A smear campaign and an exposé may appear similar on the surface—both involve public revelations about a person’s behavior—but they are fundamentally different in purpose, method, and ethical grounding.


Purpose and Intent


A smear campaign is designed to damage a person’s reputation through negative insinuations, often driven by malice, rivalry, or the intent to discredit. Its primary focus is character assassination, not truth. It relies heavily on hearsay, innuendo, and unprovable allegations, deliberately blurring the lines between fact and fiction to provoke public outrage.


In contrast, an exposé is rooted in the pursuit of truth and accountability. It is investigative by nature and seeks to bring verifiable misconduct or systemic issues into public awareness. The intent is not simply to tear down a person but to highlight wrongdoing, structural injustice, or unethical behavior, often with the aim of reform.


Evidence and Method


The cornerstone of an exposé is empirical, hard evidence—documents, data, firsthand testimonies, and verifiable facts. It is grounded in the principle that claims must be supported by proof, and any assessment of character or actions must be derived from demonstrable reality.


In a smear campaign, evidence is optional and often absent. It thrives on ambiguity, weaponizing unprovable claims to stir public suspicion. Emotional appeal takes precedence over rational scrutiny. Hearsay is treated as if it were fact, and the burden of proof is shifted to the accused, who must then disprove nebulous or impossible-to-falsify allegations.


Reputation vs. Accountability


A key distinction lies in the target: smear campaigns attack reputation—the public perception of a person—without concern for whether the person’s actions warrant it. Reputation is fragile and can be destroyed by suggestion alone.

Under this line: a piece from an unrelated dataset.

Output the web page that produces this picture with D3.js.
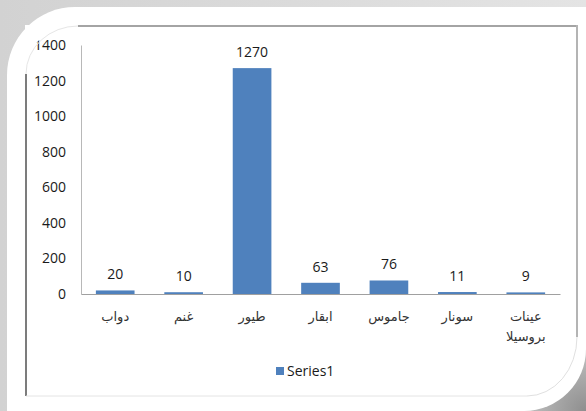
<!DOCTYPE html>
<html>
<head>
<meta charset="utf-8">
<script src="https://cdn.jsdelivr.net/npm/d3@7"></script>
<style>
  body { margin: 0; background: #fff; }
  svg { display: block; }
  .tick text { font-family: "Open Sans", "Liberation Sans", sans-serif; font-size: 14px; fill: #1a1a1a; }
</style>
</head>
<body>
<script>
// chart values
var categories = ["دواب", "غنم", "طيور", "ابقار", "جاموس", "سونار", "عينات بروسيلا"];
var values = [20, 10, 1270, 63, 76, 11, 9];
var yTicks = [0, 200, 400, 600, 800, 1000, 1200, 1400];
var seriesName = "Series1";

var W = 586, H = 411;
var margin = {'left': 81, 'right': 26, 'top': 45, 'bottom': 117};
var width = W - margin.left - margin.right;
var height = H - margin.top - margin.bottom;

var svg = d3.select("body")
    .append("svg")
        .attr("width", W)
        .attr("height", H);

// picture frame: grey shadow + white shape with rounded corners
var defs = svg.append("defs");
var lg = defs.append("linearGradient").attr("id", "shade")
    .attr("x1", 0).attr("y1", 0).attr("x2", 1).attr("y2", 0);
lg.append("stop").attr("offset", "0%").attr("stop-color", "#d2d2d2");
lg.append("stop").attr("offset", "100%").attr("stop-color", "#e4e4e4");
var rg = defs.append("radialGradient").attr("id", "corner")
    .attr("gradientUnits", "userSpaceOnUse")
    .attr("cx", W).attr("cy", H).attr("r", 95);
rg.append("stop").attr("offset", "0%").attr("stop-color", "#8e8e8e");
rg.append("stop").attr("offset", "100%").attr("stop-color", "#dcdcdc");

svg.append("rect").attr("width", W).attr("height", H).attr("fill", "url(#shade)");
svg.append("rect").attr("x", W - 100).attr("y", H - 100)
    .attr("width", 100).attr("height", 100).attr("fill", "url(#corner)");

var R1 = 68, R2 = 62, o = 7;
svg.append("path")
    .attr("d", "M" + o + "," + (o + R1) +
        " A" + R1 + "," + R1 + " 0 0 1 " + (o + R1) + "," + o +
        " L" + W + "," + o +
        " L" + W + "," + (H - R2) +
        " A" + R2 + "," + R2 + " 0 0 1 " + (W - R2) + "," + H +
        " L" + o + "," + H + " Z")
    .attr("fill", "#fff");

var g = svg.append("g")
    .attr("transform", "translate(" + margin.left + ", " + margin.top + ")");

var x = d3.scaleBand()
    .domain(categories)
    .range([0, width])
    .paddingInner(0.435)
    .paddingOuter(0.2175);

var y = d3.scaleLinear()
    .domain([0, 1400])
    .range([height, 0]);

// y axis
var yAxisGroup = g.append("g")
    .attr("class", "yAxis")
    .call(d3.axisLeft(y).tickValues(yTicks).tickSize(0).tickPadding(15).tickFormat(d3.format("d")));
yAxisGroup.select(".domain").attr("stroke", "#b8b8b8");

// bars
g.selectAll("rect.bar")
    .data(values)
    .enter()
    .append("rect")
        .attr("class", "bar")
        .attr("x", (d, i) => x(categories[i]))
        .attr("y", d => y(d))
        .attr("width", x.bandwidth())
        .attr("height", d => height - y(d))
        .attr("fill", "#4f81bd");

// x axis line drawn after bars
var xAxisGroup = g.append("g")
    .attr("class", "xAxis")
    .attr("transform", "translate(0," + height + ")")
    .call(d3.axisBottom(x).tickSize(0).tickFormat(""));
xAxisGroup.select(".domain").attr("stroke", "#a0a0a0");

// value labels
g.selectAll("text.val")
    .data(values)
    .enter()
    .append("text")
        .attr("class", "val")
        .attr("x", (d, i) => x(categories[i]) + x.bandwidth() / 2)
        .attr("y", d => y(d) - 11)
        .attr("text-anchor", "middle")
        .attr("font-family", "'Open Sans', 'Liberation Sans', sans-serif")
        .attr("font-size", "14px")
        .attr("fill", "#1a1a1a")
        .text(d => d);

// category labels, wrapped on spaces
var cat = g.selectAll("text.cat")
    .data(categories)
    .enter()
    .append("text")
        .attr("class", "cat")
        .attr("text-anchor", "middle")
        .attr("font-family", "'DejaVu Sans', sans-serif")
        .attr("font-size", "13px")
        .attr("fill", "#333")
        .attr("transform", d => "translate(" + (x(d) + x.bandwidth() / 2) + "," + (height + 27) + ")");

cat.each(function(d) {
    var words = d.split(" ");
    var t = d3.select(this);
    words.forEach(function(w, k) {
        t.append("tspan")
            .attr("x", 0)
            .attr("dy", k == 0 ? 0 : 20)
            .text(w);
    });
});

// legend
var legend = svg.append("g").attr("class", "legend");
legend.append("rect")
    .attr("x", 276).attr("y", 367)
    .attr("width", 8).attr("height", 8)
    .attr("fill", "#4f81bd");
legend.append("text")
    .attr("x", 287).attr("y", 371)
    .attr("dy", "0.35em")
    .attr("font-family", "'Open Sans', 'Liberation Sans', sans-serif")
    .attr("font-size", "14px")
    .attr("fill", "#1a1a1a")
    .text(seriesName);

// chart border, with rounded frame corners covering the chart
var bx0 = 26, by0 = 26, bx1 = 577, by1 = 396;
var frame = svg.append("g").attr("fill", "none");
frame.append("path")
    .attr("d", "M" + (bx0 - 1) + "," + (by0 - 1) + " L78," + (by0 - 1) +
        " A52,48 0 0 0 " + (bx0 - 1) + ",74 Z")
    .attr("fill", "#fff");
frame.append("line").attr("x1", 78).attr("y1", by0).attr("x2", bx1).attr("y2", by0)
    .attr("stroke", "#a4a4a4").attr("stroke-width", 2);
frame.append("line").attr("x1", bx1).attr("y1", by0 - 1).attr("x2", bx1).attr("y2", 337)
    .attr("stroke", "#b4b4b4").attr("stroke-width", 2);
frame.append("line").attr("x1", bx0).attr("y1", 74).attr("x2", bx0).attr("y2", by1)
    .attr("stroke", "#7c7c7c").attr("stroke-width", 2);
frame.append("line").attr("x1", bx0).attr("y1", by1).attr("x2", 527).attr("y2", by1)
    .attr("stroke", "#e4e4e4").attr("stroke-width", 1);
frame.append("path").attr("d", "M" + bx0 + ",74 A52,48 0 0 1 78," + by0)
    .attr("stroke", "#e6e6e6");
frame.append("path").attr("d", "M" + bx1 + ",337 A50,59 0 0 1 527," + by1)
    .attr("stroke", "#e0e0e0");
</script>
</body>
</html>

Exposés, by contrast, target actions. They may result in reputational damage, but only as a consequence of those actions being made public and held to account. The goal is not to shame for the sake of shaming, but to hold individuals or institutions responsible for demonstrable behavior.


Thus, while a smear campaign can constitute defamation of character—a legal and ethical violation when based on false claims—an exposé serves the function of public interest journalism, wherein transparency and evidence are the tools of justice.


Conclusion


The critical dividing line between a smear and an exposé is truth, backed by empirical evidence. Smears seek to destroy; exposés seek to reveal. In an era where reputations can be ruined by suggestion alone, distinguishing between these two is not just a matter of fairness—it’s a matter of ethics and justice.